» SET PROBLEM
Take the lines from the top down to and including the one with "plt.rcParams['mathtext.rm'] = 'Liberation" and repeat them exactly. Omit images.

((

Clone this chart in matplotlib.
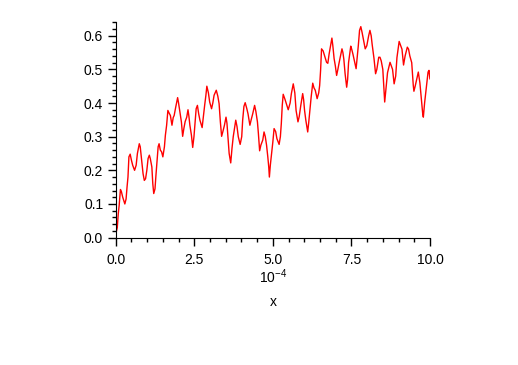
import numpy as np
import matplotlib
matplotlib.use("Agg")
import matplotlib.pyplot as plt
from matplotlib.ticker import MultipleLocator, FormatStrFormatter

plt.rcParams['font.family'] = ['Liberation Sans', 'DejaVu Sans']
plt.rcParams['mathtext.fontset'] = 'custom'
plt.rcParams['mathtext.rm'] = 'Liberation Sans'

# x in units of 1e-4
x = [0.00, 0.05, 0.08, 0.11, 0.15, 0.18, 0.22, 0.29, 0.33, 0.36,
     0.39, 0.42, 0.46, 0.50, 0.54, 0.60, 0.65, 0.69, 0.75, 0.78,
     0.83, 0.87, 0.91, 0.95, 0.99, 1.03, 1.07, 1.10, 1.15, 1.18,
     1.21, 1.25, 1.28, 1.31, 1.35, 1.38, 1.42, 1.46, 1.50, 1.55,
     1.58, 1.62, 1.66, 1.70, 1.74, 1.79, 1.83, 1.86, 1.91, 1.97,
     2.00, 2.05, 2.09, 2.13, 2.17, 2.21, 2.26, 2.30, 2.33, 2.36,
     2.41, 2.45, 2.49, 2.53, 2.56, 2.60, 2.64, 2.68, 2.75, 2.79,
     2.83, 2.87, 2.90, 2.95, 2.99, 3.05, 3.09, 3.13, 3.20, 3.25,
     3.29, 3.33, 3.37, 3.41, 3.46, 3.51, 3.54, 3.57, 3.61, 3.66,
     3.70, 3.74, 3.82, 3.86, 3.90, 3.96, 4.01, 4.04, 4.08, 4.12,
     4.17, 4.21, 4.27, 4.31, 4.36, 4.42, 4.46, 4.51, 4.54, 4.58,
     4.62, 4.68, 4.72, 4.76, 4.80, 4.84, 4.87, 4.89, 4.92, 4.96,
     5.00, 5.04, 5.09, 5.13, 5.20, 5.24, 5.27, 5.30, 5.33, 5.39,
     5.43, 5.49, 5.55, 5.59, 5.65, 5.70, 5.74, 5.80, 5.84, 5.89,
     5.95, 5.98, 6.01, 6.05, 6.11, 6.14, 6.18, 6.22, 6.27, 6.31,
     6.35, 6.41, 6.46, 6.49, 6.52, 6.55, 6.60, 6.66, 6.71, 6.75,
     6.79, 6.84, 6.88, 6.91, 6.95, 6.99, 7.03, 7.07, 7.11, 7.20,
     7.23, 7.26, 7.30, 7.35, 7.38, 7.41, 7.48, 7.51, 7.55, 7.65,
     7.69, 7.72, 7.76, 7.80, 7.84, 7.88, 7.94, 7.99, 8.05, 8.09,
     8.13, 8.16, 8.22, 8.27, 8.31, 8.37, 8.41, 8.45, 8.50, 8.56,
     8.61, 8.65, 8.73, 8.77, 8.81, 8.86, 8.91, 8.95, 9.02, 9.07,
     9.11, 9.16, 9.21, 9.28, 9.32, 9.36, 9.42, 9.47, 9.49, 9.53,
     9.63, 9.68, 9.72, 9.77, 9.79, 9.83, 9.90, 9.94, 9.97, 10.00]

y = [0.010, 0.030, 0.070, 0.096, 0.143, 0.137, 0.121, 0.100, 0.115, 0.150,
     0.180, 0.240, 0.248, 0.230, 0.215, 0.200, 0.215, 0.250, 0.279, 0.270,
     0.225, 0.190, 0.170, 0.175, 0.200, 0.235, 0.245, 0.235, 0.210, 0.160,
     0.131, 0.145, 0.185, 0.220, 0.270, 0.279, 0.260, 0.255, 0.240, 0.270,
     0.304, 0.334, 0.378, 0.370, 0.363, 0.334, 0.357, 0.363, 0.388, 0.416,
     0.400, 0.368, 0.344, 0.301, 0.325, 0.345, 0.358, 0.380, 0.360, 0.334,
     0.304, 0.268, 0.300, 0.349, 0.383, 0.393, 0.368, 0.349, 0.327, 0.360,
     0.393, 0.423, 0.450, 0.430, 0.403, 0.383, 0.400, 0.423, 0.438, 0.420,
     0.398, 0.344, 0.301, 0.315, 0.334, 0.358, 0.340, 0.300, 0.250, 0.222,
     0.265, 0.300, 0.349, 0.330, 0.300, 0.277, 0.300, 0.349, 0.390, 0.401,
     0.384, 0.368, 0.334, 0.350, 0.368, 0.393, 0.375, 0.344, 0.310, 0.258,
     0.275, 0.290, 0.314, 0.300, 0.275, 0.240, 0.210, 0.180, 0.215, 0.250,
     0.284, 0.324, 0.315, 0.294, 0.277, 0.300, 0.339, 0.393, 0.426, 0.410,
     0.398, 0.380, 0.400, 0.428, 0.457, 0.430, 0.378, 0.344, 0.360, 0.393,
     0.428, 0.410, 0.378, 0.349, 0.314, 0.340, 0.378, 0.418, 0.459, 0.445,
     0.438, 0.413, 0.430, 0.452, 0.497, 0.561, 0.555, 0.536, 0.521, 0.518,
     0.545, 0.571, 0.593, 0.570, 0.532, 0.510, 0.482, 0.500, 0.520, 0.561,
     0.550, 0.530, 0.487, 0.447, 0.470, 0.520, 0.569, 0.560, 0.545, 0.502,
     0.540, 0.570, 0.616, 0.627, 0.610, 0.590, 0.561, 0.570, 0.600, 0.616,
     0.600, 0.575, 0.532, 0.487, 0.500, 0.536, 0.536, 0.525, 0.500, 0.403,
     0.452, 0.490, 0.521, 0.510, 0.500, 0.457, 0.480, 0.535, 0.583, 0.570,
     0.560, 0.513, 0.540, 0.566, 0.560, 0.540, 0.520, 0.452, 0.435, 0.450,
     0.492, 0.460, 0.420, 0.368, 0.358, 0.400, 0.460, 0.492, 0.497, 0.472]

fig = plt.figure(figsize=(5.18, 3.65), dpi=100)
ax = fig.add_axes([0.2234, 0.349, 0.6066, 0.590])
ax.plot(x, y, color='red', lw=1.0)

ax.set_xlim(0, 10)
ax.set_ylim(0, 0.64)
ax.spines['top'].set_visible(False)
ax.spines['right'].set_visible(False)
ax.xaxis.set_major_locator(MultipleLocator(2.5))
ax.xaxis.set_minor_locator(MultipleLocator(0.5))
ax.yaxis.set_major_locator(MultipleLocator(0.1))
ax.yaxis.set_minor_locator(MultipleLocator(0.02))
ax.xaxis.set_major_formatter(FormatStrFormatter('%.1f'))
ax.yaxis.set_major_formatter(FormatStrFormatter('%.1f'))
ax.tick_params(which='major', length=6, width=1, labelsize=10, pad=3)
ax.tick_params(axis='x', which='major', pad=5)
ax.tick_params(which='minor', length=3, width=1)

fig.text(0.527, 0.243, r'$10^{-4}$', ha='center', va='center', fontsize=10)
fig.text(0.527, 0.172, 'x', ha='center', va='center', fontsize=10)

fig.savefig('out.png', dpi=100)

))

» COMPLETE OUTPUT
Clone this chart in matplotlib.
import numpy as np
import matplotlib
matplotlib.use("Agg")
import matplotlib.pyplot as plt
from matplotlib.ticker import MultipleLocator, FormatStrFormatter

plt.rcParams['font.family'] = ['Liberation Sans', 'DejaVu Sans']
plt.rcParams['mathtext.fontset'] = 'custom'
plt.rcParams['mathtext.rm'] = 'Liberation Sans'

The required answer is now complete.